• What to work on:
Reproduce exactly the lines below, from the first one through the line containing "epochs = list(range(40))", and omit any pictures.

• Dataset records:
▶

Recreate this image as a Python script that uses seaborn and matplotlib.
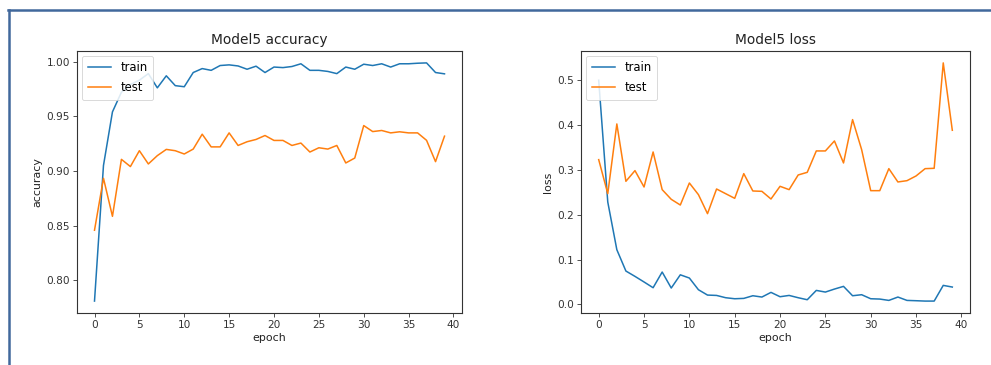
import matplotlib.pyplot as plt
import pandas as pd
import seaborn as sns
from matplotlib.lines import Line2D

# values (40 epochs)
epochs = list(range(40))

acc_train = [0.781, 0.905, 0.954, 0.972, 0.979, 0.983, 0.989, 0.976, 0.987, 0.978,
             0.977, 0.990, 0.9936, 0.992, 0.9964, 0.997, 0.996, 0.993, 0.9958, 0.990,
             0.995, 0.9945, 0.9955, 0.998, 0.992, 0.992, 0.991, 0.989, 0.995, 0.993,
             0.9976, 0.9964, 0.998, 0.995, 0.998, 0.998, 0.9985, 0.9988, 0.990, 0.9888]
acc_test = [0.8458, 0.8933, 0.8585, 0.9106, 0.904, 0.9185, 0.9064, 0.914, 0.9197, 0.9185,
            0.9155, 0.920, 0.9336, 0.922, 0.922, 0.9348, 0.9233, 0.9267, 0.9288, 0.9324,
            0.9279, 0.9279, 0.9233, 0.9255, 0.9173, 0.9212, 0.920, 0.9233, 0.9073, 0.9118,
            0.9415, 0.936, 0.937, 0.9348, 0.9358, 0.9348, 0.9348, 0.928, 0.9085, 0.9318]

loss_train = [0.50, 0.2284, 0.122, 0.0744, 0.0625, 0.050, 0.0372, 0.0722, 0.0365, 0.066,
              0.0588, 0.0327, 0.0208, 0.020, 0.0149, 0.0126, 0.0134, 0.0193, 0.0164, 0.0268,
              0.0171, 0.020, 0.0149, 0.0104, 0.0312, 0.0275, 0.0342, 0.0402, 0.0193, 0.0216,
              0.0126, 0.0119, 0.0089, 0.0164, 0.0089, 0.0082, 0.0074, 0.0074, 0.0424, 0.0387]
loss_test = [0.3229, 0.247, 0.4025, 0.2746, 0.2984, 0.2619, 0.340, 0.256, 0.2344, 0.2217,
             0.2708, 0.2448, 0.2024, 0.2574, 0.247, 0.2366, 0.2917, 0.253, 0.2522, 0.2351,
             0.2634, 0.256, 0.2887, 0.2946, 0.3423, 0.3423, 0.3646, 0.3155, 0.4122, 0.3452,
             0.2537, 0.2537, 0.3028, 0.2731, 0.276, 0.2865, 0.3028, 0.3036, 0.5387, 0.3884]

series_names = ["train", "test"]
colors = ["#1f77b4", "#ff7f0e"]


def long_frame(train, test):
    return pd.DataFrame({
        "epoch": epochs * 2,
        "value": train + test,
        "set": ["train"] * len(train) + ["test"] * len(test),
    })


def draw(ax, df, title, ylabel, fmt):
    sns.lineplot(data=df, x="epoch", y="value", hue="set", hue_order=series_names,
                 palette=colors, linewidth=1.1, ax=ax)
    ax.set_title(title, fontsize=9.9, pad=5, color="#222222")
    ax.set_xlabel("epoch", fontsize=7.9, labelpad=2, color="#222222")
    ax.set_ylabel(ylabel, fontsize=7.9, labelpad=3, color="#222222")
    ax.set_xticks(range(0, 41, 5))
    ax.yaxis.set_major_formatter(plt.FormatStrFormatter(fmt))
    ax.tick_params(labelsize=7.6, length=3, width=0.6, pad=2, colors="#333333")
    for s in ax.spines.values():
        s.set_linewidth(0.8)
        s.set_color("#333333")
    leg = ax.legend(loc="upper left", fontsize=8.4, title=None, framealpha=0.85,
                    edgecolor="#cccccc", handlelength=2.0, labelspacing=0.6,
                    borderaxespad=0.4, borderpad=0.5)
    leg.get_frame().set_linewidth(0.6)


fig = plt.figure(figsize=(9.91, 3.65), dpi=100)
ax1 = fig.add_axes([0.0777, 0.1425, 0.3885, 0.7178])
ax2 = fig.add_axes([0.5863, 0.1425, 0.3925, 0.7178])

draw(ax1, long_frame(acc_train, acc_test), "Model5 accuracy", "accuracy", "%.2f")
ax1.set_yticks([0.80, 0.85, 0.90, 0.95, 1.00])
draw(ax2, long_frame(loss_train, loss_test), "Model5 loss", "loss", "%.1f")
ax2.set_yticks([0.0, 0.1, 0.2, 0.3, 0.4, 0.5])

# notebook output frame
border = "#41689c"
fig.add_artist(Line2D([0.0085, 1.0], [0.9726, 0.9726], transform=fig.transFigure,
                      color=border, linewidth=1.8))
fig.add_artist(Line2D([0.0091, 0.0091], [0.0, 0.9726], transform=fig.transFigure,
                      color=border, linewidth=1.8))

fig.savefig("out.png", dpi=100)
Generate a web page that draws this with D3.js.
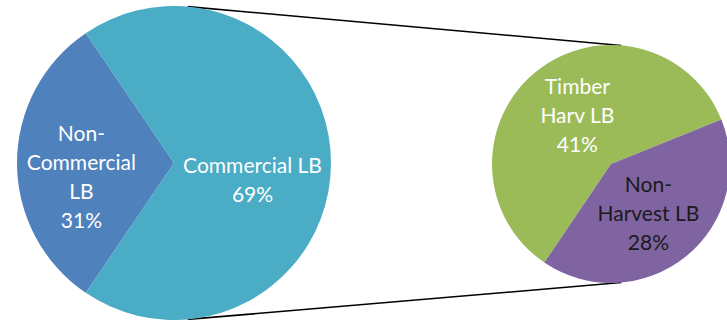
<!DOCTYPE html>
<html>
<head>
<meta charset="utf-8">
<script src="https://cdn.jsdelivr.net/npm/d3@7"></script>
<style>
  html, body { margin: 0; padding: 0; background: #fff; }
  svg { display: block; }
  .lbl { font-family: Lato, "Open Sans", sans-serif; font-size: 21px; text-anchor: middle; }
</style>
</head>
<body>
<div id="chart"></div>
<script>
// main pie
const mainLabels = [["Non-", "Commercial", "LB"], ["Commercial LB"]];
const mainValues = [31, 69];
const mainColors = ["#4f81bd", "#4bacc6"];

// secondary pie (split of Commercial LB)
const subLabels = [["Timber", "Harv LB"], ["Non-", "Harvest LB"]];
const subValues = [41, 28];
const subColors = ["#9bbb59", "#8064a2"];
const subText = ["#fff", "#1a1a1a"];

const width = 727;
const height = 320;

const svg = d3.select('#chart')
  .append('svg')
  .attr('width', width)
  .attr('height', height);

const main = { cx: 174, cy: 163, r: 157 };
const sub = { cx: 611, cy: 164, r: 119 };

// connector lines: outer tangents between the two circles
const dist = sub.cx - main.cx;
const t = Math.asin((main.r - sub.r) / dist);
[-1, 1].forEach(s => {
  svg.append('line')
    .attr('x1', main.cx + main.r * Math.sin(t))
    .attr('y1', main.cy + s * main.r * Math.cos(t))
    .attr('x2', sub.cx + sub.r * Math.sin(t))
    .attr('y2', sub.cy + s * sub.r * Math.cos(t))
    .style('stroke', '#000')
    .style('stroke-width', 1.6);
});

function drawPie(cfg, values, labels, colors, textColors, startDeg, labelFrac, dy) {
  const total = d3.sum(values);
  const start = startDeg * Math.PI / 180;
  const pie = d3.pie().sort(null).value(d => d)
    .startAngle(start).endAngle(start + 2 * Math.PI);
  const arcs = pie(values);
  const arc = d3.arc().innerRadius(0).outerRadius(cfg.r);

  const g = svg.append('g').attr('transform', `translate(${cfg.cx},${cfg.cy})`);
  g.selectAll('path')
    .data(arcs)
    .enter()
    .append('path')
    .attr('d', arc)
    .attr('fill', (d, i) => colors[i]);

  const lineH = 29;
  arcs.forEach((d, i) => {
    const lr = cfg.r * labelFrac[i];
    const [x, y] = d3.arc().innerRadius(lr).outerRadius(lr).centroid(d);
    const lines = labels[i].concat([d3.format('.0%')(d.data / total * cfg.share)]);
    const y0 = y + dy[i] - (lines.length - 1) * lineH / 2;
    const text = g.append('text')
      .attr('class', 'lbl')
      .attr('fill', textColors[i])
      .attr('dominant-baseline', 'central');
    lines.forEach((l, j) => {
      text.append('tspan').attr('x', x).attr('y', y0 + j * lineH).text(l);
    });
  });
}

// secondary pie percentages are of the whole
sub.share = d3.sum(subValues) / 100;
main.share = 1;

// Non-Commercial wedge centred on the left
const mainStart = 270 - mainValues[0] / d3.sum(mainValues) * 180;
drawPie(main, mainValues, mainLabels, mainColors, ["#fff", "#fff"], mainStart, [0.59, 0.5], [12, 15]);
drawPie(sub, subValues, subLabels, subColors, subText, 68 + subValues[1] / d3.sum(subValues) * 360, [0.45, 0.5], [-8, 2]);
</script>
</body>
</html>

◀

• Worked answer:
Recreate this image as a Python script that uses seaborn and matplotlib.
import matplotlib.pyplot as plt
import pandas as pd
import seaborn as sns
from matplotlib.lines import Line2D

# values (40 epochs)
epochs = list(range(40))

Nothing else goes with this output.